▶ Your objective
Reproduce exactly the lines starting at the line that contains "Rebuild this chart" and ending at the line that contains "binnen_total_height = 2670". Omit pictures.

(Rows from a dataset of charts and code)
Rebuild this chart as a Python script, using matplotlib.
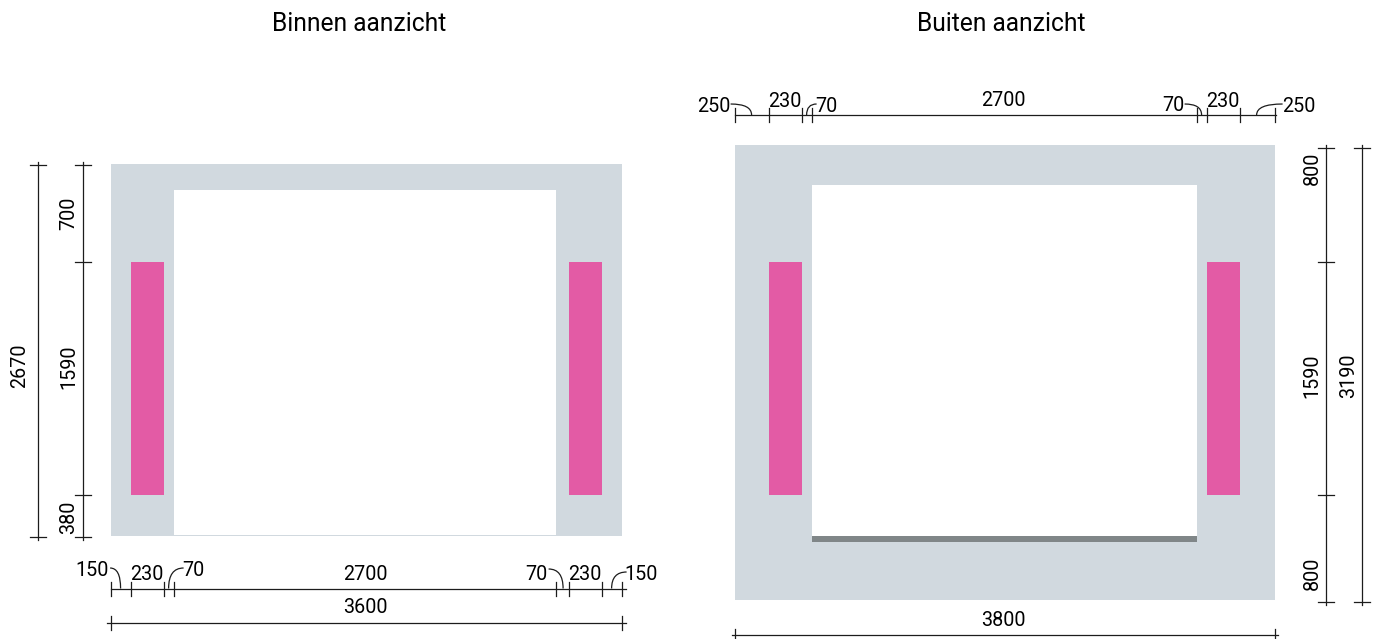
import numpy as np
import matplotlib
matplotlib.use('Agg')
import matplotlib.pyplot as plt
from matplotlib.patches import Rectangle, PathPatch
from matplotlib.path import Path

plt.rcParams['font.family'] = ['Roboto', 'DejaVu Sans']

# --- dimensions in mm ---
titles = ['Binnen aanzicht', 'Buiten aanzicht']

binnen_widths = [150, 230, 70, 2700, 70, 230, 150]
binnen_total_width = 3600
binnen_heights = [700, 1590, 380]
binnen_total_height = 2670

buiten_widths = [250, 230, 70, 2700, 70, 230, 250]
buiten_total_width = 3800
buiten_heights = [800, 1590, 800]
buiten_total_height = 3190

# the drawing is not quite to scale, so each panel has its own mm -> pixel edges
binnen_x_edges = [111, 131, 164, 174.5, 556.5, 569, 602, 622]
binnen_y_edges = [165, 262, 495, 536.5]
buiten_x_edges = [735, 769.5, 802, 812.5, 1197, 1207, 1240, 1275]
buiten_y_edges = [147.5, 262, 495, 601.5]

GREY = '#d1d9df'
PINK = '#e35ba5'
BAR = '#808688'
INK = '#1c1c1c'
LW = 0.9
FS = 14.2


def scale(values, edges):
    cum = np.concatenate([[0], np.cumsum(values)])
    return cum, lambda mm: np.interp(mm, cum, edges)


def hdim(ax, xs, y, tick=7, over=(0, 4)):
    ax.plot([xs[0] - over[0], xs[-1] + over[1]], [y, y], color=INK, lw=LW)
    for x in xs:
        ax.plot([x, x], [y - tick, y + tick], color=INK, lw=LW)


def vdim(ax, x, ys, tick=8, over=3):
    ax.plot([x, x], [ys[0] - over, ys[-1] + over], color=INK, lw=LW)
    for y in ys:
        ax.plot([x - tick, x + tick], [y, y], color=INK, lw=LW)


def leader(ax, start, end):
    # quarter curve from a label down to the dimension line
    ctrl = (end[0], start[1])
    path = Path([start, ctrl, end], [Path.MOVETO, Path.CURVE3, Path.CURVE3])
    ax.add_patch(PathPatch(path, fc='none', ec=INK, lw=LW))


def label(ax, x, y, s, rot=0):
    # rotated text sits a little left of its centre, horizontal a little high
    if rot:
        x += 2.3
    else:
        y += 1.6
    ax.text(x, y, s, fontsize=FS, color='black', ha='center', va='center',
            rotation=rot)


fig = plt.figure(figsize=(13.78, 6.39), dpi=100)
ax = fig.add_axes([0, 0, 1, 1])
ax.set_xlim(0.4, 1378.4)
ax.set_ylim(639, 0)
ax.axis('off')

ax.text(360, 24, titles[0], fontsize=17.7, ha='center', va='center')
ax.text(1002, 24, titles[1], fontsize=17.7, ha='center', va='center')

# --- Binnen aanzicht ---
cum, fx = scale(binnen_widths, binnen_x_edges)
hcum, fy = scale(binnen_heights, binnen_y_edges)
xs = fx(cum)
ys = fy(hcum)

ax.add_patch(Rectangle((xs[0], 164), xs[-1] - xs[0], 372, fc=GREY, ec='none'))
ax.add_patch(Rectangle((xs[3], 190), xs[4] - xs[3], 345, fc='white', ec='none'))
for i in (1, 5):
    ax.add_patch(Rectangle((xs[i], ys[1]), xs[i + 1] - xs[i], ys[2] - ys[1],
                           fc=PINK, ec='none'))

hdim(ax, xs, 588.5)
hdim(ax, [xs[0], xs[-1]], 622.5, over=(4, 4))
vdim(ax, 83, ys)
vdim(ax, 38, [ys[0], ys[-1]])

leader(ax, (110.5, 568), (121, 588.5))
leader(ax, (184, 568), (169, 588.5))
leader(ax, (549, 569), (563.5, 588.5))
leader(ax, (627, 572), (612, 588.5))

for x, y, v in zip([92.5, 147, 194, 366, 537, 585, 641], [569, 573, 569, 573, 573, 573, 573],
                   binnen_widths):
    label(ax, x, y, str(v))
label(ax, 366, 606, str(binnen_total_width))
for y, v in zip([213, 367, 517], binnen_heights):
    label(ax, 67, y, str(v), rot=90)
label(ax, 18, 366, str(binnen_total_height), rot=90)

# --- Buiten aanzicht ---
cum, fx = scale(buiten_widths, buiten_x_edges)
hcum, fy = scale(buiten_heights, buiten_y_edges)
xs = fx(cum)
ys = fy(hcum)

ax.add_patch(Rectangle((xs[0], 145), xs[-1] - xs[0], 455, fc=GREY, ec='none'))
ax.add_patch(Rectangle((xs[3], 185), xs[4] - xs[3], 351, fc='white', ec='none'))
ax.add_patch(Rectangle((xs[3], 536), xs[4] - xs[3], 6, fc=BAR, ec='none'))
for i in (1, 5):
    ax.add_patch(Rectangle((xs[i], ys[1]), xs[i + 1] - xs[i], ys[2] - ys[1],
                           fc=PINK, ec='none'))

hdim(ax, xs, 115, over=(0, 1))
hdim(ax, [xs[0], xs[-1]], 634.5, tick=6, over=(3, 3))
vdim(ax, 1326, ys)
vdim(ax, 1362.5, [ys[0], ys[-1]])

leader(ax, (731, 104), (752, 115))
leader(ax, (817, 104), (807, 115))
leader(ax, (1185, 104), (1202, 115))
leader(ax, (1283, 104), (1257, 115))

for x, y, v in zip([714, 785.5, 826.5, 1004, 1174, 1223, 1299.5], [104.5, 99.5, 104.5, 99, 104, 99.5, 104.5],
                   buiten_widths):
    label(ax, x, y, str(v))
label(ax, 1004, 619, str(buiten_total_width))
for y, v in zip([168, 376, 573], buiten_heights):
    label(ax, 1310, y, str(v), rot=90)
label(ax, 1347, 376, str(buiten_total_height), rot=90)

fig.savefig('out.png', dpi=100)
* * *
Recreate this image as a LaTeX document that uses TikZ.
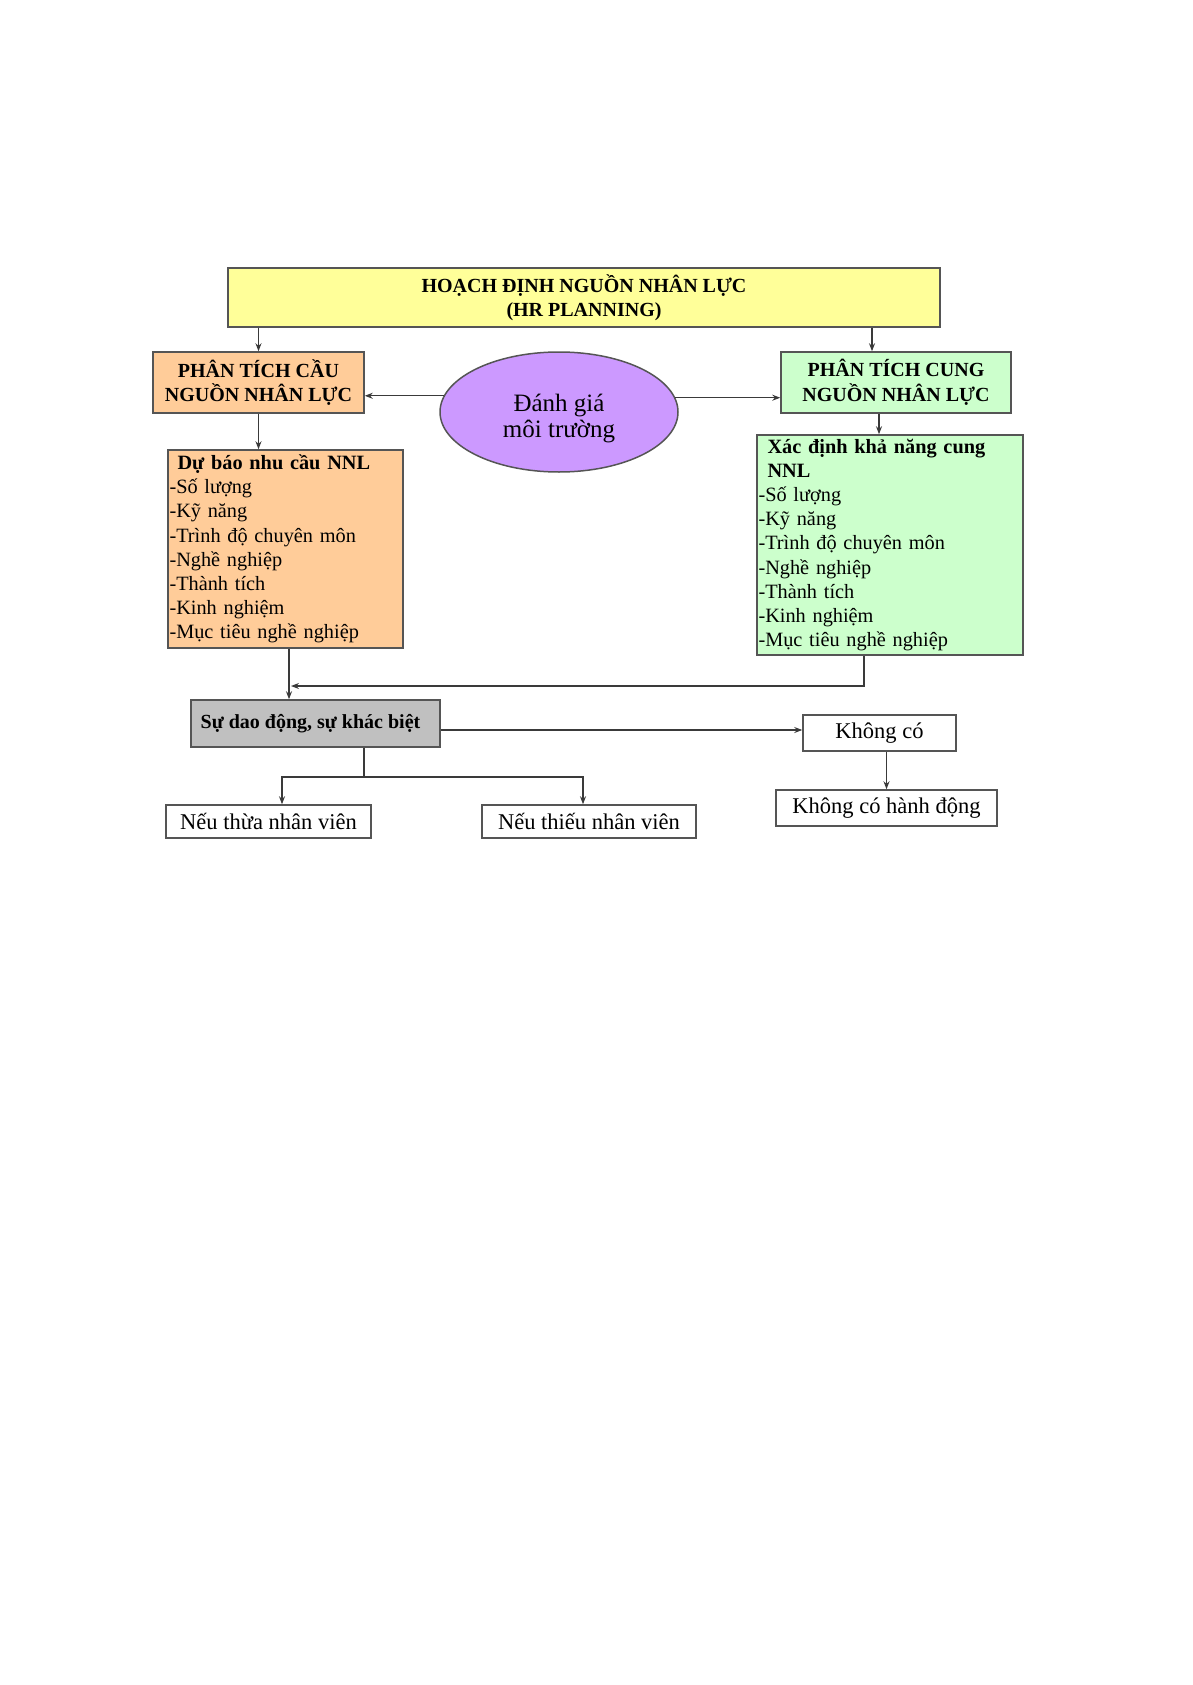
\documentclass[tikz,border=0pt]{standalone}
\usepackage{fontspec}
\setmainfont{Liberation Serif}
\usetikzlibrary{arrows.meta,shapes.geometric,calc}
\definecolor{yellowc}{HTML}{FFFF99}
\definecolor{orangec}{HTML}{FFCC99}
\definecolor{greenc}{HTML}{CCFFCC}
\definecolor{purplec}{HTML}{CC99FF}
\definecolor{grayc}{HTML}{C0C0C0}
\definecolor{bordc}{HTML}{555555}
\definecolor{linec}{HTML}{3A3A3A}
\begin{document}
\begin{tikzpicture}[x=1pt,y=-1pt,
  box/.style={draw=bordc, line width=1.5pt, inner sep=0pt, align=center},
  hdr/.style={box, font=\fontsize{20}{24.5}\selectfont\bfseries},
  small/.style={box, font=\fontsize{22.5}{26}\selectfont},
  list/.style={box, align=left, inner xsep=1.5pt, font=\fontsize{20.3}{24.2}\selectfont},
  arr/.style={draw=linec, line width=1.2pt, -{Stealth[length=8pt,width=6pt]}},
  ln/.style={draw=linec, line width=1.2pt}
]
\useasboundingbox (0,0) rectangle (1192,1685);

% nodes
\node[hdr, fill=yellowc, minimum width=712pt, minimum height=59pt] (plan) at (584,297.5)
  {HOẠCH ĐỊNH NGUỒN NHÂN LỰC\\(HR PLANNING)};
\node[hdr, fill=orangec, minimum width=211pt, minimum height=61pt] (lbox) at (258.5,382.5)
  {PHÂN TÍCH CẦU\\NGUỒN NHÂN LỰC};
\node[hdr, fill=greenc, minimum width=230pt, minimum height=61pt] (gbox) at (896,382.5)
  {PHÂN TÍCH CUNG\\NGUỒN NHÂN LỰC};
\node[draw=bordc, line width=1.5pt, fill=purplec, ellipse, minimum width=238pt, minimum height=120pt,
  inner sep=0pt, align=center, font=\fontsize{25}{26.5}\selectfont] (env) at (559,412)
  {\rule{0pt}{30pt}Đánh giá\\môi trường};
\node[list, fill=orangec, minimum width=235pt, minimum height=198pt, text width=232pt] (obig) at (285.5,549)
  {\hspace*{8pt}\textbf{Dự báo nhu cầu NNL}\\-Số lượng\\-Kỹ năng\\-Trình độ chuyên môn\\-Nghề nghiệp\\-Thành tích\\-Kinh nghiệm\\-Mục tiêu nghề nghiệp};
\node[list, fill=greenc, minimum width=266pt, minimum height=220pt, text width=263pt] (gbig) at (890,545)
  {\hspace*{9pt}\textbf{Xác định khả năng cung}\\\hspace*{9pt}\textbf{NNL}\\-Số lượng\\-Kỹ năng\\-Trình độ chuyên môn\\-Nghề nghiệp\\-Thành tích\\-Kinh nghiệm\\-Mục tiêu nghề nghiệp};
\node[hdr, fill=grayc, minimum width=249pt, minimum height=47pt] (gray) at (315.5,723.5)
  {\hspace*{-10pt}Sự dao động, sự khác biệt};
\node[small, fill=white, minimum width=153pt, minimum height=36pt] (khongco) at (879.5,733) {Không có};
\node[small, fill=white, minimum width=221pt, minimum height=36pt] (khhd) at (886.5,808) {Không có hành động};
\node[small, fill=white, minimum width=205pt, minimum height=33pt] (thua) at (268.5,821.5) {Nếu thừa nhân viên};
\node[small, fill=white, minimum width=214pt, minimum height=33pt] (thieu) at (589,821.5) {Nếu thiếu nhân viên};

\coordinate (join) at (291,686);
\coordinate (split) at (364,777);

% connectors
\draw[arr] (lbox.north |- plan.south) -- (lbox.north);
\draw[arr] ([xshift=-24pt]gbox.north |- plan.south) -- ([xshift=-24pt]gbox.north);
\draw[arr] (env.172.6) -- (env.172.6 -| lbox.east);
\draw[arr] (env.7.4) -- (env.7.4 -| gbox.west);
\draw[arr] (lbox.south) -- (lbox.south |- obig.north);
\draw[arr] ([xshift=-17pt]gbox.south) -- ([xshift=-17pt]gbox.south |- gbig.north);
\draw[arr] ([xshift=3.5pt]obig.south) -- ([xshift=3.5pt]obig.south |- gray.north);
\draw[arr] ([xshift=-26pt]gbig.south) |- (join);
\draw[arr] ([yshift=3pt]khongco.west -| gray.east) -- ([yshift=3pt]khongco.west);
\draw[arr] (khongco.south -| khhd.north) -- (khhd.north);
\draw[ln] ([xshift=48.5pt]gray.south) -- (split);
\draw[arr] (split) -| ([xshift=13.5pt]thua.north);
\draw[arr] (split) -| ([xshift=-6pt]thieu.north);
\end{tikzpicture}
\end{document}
==
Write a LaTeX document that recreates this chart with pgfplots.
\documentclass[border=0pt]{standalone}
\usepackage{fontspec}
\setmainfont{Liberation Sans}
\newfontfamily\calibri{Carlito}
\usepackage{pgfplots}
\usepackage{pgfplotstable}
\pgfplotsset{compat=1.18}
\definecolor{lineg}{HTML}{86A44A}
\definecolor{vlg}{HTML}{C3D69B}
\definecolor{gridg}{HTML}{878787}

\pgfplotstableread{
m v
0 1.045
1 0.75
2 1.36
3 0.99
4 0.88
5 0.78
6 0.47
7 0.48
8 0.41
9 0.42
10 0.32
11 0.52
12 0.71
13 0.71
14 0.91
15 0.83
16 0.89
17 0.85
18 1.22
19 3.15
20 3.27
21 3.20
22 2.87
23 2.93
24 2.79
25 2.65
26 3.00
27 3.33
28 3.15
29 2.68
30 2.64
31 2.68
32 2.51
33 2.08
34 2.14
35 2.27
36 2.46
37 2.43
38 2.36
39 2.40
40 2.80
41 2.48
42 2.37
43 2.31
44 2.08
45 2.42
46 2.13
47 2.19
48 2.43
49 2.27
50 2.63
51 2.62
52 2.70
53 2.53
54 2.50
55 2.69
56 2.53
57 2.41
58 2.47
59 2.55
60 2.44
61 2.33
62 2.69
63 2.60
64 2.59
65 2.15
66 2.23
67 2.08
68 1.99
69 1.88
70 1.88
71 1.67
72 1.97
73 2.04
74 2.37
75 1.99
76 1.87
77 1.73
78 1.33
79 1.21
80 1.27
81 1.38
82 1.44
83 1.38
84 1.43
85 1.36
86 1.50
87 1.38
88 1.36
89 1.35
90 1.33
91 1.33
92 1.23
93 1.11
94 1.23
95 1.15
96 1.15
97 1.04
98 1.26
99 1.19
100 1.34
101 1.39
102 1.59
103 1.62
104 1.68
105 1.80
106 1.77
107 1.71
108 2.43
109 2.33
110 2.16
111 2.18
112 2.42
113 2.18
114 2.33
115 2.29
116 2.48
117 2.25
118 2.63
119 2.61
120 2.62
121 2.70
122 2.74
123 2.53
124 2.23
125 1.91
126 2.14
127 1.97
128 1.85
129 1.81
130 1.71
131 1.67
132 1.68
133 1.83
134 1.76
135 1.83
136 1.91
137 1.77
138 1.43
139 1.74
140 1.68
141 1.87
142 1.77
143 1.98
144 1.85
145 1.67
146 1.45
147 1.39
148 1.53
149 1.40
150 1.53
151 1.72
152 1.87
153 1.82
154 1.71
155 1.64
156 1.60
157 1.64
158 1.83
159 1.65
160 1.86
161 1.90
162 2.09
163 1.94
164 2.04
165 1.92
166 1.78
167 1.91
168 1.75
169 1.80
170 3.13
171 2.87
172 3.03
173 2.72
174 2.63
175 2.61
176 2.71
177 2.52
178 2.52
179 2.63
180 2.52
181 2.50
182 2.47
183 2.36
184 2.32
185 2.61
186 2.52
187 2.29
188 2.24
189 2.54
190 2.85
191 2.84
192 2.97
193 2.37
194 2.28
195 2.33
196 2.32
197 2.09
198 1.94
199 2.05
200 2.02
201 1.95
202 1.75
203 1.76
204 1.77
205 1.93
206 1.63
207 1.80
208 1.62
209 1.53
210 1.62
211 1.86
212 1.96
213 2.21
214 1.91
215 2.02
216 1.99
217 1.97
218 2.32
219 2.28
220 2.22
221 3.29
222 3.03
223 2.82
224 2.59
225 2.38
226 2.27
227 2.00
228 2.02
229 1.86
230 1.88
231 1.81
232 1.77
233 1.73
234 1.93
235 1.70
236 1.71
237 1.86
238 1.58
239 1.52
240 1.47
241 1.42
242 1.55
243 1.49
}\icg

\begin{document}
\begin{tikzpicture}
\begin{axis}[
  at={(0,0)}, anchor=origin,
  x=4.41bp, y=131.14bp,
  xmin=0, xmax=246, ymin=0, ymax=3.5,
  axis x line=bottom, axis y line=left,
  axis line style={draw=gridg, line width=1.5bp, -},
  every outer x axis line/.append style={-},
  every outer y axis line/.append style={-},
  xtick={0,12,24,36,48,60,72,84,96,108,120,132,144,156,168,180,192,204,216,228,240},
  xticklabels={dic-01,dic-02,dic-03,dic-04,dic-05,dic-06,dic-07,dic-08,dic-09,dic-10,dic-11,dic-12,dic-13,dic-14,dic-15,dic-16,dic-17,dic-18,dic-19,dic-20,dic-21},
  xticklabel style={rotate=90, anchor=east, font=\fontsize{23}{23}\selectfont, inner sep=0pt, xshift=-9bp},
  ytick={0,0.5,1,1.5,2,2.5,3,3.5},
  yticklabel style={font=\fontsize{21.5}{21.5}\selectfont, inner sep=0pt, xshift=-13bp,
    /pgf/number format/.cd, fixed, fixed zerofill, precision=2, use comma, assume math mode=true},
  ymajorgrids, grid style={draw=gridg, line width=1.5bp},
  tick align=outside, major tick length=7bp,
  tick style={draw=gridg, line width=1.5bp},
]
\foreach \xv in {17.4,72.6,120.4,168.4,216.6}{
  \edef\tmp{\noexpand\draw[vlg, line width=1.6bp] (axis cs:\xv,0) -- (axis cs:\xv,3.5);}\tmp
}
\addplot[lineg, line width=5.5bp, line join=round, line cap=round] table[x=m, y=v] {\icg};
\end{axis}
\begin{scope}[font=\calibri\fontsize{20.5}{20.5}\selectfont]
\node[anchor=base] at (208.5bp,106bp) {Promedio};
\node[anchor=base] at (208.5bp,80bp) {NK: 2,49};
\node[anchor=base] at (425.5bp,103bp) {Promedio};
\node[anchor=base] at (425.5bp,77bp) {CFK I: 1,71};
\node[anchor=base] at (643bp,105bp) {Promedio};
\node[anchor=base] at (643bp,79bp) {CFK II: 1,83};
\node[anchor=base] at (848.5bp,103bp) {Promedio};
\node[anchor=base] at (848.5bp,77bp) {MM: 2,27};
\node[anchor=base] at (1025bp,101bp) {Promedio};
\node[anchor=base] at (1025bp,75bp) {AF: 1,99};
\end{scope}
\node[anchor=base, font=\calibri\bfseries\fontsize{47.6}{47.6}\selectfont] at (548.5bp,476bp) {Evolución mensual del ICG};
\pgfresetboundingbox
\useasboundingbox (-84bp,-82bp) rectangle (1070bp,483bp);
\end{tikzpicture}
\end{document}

▶ Complete output
Rebuild this chart as a Python script, using matplotlib.
import numpy as np
import matplotlib
matplotlib.use('Agg')
import matplotlib.pyplot as plt
from matplotlib.patches import Rectangle, PathPatch
from matplotlib.path import Path

plt.rcParams['font.family'] = ['Roboto', 'DejaVu Sans']

# --- dimensions in mm ---
titles = ['Binnen aanzicht', 'Buiten aanzicht']

binnen_widths = [150, 230, 70, 2700, 70, 230, 150]
binnen_total_width = 3600
binnen_heights = [700, 1590, 380]
binnen_total_height = 2670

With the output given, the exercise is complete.